WHAT THE TASK REQUIRES -> Omit every picture, and retype the lines that run from the beginning of the data below through the line containing "import plotly.graph_objects as go", inclusive.

INFORMATION SHOWN ->
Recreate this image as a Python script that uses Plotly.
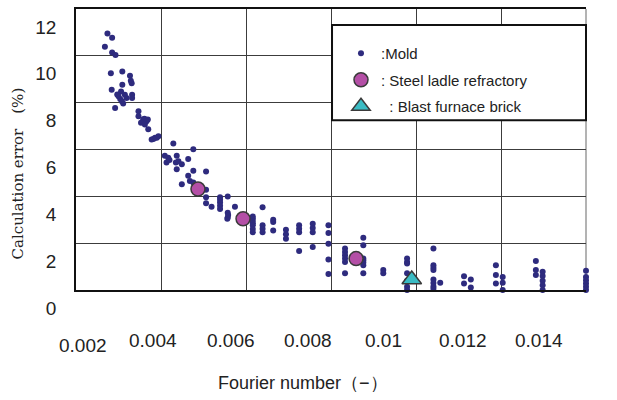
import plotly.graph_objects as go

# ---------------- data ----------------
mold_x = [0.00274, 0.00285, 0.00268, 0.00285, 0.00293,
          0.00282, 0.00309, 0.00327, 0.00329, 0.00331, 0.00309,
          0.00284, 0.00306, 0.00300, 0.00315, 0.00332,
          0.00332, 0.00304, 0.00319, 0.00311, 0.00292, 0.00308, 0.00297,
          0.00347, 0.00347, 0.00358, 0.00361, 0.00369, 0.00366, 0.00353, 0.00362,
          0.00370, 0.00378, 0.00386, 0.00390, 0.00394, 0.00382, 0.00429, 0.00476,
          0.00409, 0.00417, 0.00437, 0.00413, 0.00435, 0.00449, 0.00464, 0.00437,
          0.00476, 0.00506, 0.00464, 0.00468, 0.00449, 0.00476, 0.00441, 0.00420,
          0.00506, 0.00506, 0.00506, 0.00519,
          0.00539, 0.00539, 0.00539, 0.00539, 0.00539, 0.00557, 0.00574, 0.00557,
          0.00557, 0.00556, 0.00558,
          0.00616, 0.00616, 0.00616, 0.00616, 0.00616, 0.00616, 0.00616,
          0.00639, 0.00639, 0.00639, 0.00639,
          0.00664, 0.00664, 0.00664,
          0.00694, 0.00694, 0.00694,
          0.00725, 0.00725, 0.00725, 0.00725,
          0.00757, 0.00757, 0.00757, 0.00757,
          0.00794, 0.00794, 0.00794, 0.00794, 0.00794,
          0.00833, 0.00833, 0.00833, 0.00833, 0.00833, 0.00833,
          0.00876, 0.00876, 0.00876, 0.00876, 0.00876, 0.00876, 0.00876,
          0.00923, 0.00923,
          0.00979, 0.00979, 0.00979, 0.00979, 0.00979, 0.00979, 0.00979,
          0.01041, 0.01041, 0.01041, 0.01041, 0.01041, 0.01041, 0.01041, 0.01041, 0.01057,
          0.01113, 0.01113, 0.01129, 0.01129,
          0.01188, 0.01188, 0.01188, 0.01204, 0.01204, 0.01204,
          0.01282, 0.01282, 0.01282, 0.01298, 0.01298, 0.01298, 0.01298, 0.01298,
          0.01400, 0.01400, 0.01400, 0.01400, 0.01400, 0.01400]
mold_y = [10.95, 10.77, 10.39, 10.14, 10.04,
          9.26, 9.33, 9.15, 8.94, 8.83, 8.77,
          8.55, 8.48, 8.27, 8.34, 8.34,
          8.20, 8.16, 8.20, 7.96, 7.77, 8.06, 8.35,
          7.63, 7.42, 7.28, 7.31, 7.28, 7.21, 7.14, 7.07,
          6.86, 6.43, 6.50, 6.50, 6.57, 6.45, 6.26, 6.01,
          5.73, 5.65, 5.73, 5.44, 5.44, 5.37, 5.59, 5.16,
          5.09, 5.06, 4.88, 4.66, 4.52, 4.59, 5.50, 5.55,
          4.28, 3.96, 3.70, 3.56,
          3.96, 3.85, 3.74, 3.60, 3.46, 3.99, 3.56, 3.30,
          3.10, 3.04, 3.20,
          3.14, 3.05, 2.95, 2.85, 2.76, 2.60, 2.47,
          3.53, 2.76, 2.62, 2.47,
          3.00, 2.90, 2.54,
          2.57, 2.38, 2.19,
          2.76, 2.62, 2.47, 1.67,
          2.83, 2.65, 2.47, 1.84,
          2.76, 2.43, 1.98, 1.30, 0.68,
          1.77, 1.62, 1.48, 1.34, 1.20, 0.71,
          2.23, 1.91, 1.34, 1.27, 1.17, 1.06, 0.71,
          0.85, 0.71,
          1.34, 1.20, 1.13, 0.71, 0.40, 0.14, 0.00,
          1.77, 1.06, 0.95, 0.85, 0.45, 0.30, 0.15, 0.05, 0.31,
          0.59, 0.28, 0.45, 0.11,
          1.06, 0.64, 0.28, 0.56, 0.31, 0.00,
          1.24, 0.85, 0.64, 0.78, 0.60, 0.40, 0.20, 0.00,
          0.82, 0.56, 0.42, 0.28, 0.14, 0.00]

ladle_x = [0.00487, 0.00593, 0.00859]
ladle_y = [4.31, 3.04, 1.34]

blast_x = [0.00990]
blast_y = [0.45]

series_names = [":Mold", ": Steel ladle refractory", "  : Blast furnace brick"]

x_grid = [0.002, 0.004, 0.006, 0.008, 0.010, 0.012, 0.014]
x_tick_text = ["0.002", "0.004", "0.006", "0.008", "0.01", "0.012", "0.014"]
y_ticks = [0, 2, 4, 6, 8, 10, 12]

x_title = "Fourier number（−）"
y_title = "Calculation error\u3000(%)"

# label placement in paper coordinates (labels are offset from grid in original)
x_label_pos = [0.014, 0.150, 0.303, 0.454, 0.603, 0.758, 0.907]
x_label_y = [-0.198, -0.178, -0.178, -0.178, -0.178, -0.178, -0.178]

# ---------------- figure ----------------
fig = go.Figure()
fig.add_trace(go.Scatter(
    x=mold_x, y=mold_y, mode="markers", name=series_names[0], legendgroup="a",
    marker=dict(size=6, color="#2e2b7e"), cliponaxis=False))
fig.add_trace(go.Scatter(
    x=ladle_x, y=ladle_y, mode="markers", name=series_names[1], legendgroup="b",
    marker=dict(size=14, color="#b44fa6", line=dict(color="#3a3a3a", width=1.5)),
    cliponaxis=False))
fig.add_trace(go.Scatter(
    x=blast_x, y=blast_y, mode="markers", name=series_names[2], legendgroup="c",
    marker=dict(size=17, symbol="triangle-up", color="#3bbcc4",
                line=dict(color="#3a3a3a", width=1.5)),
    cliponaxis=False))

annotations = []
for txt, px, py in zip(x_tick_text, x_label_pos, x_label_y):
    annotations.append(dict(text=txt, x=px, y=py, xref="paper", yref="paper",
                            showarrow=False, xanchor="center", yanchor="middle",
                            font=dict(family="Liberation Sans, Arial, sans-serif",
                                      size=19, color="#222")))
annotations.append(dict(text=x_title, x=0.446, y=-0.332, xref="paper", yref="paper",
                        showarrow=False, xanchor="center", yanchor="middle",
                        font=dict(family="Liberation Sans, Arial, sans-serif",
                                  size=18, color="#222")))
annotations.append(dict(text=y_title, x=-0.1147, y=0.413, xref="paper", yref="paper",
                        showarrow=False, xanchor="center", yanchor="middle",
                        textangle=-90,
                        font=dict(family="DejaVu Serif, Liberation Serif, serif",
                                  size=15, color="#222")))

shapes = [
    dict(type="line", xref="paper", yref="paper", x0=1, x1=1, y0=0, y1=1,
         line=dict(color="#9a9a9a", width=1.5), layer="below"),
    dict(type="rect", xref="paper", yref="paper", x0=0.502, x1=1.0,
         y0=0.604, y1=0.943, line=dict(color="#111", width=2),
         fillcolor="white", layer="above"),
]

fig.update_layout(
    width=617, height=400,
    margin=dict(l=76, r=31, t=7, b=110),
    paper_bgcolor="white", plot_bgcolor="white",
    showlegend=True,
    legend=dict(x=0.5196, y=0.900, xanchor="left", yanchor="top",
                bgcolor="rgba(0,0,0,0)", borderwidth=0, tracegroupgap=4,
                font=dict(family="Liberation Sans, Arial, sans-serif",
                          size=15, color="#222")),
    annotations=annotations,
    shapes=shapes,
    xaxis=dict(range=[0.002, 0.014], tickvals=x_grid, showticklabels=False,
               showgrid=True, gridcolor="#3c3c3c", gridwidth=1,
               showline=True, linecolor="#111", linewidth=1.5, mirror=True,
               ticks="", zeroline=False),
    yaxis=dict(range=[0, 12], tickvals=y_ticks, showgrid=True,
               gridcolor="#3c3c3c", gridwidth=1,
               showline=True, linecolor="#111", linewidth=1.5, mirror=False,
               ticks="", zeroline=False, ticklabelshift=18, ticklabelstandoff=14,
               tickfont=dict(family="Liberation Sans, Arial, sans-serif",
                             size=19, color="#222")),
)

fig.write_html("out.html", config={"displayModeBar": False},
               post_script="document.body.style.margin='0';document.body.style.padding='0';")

TASK RESPONSE ->
Recreate this image as a Python script that uses Plotly.
import plotly.graph_objects as go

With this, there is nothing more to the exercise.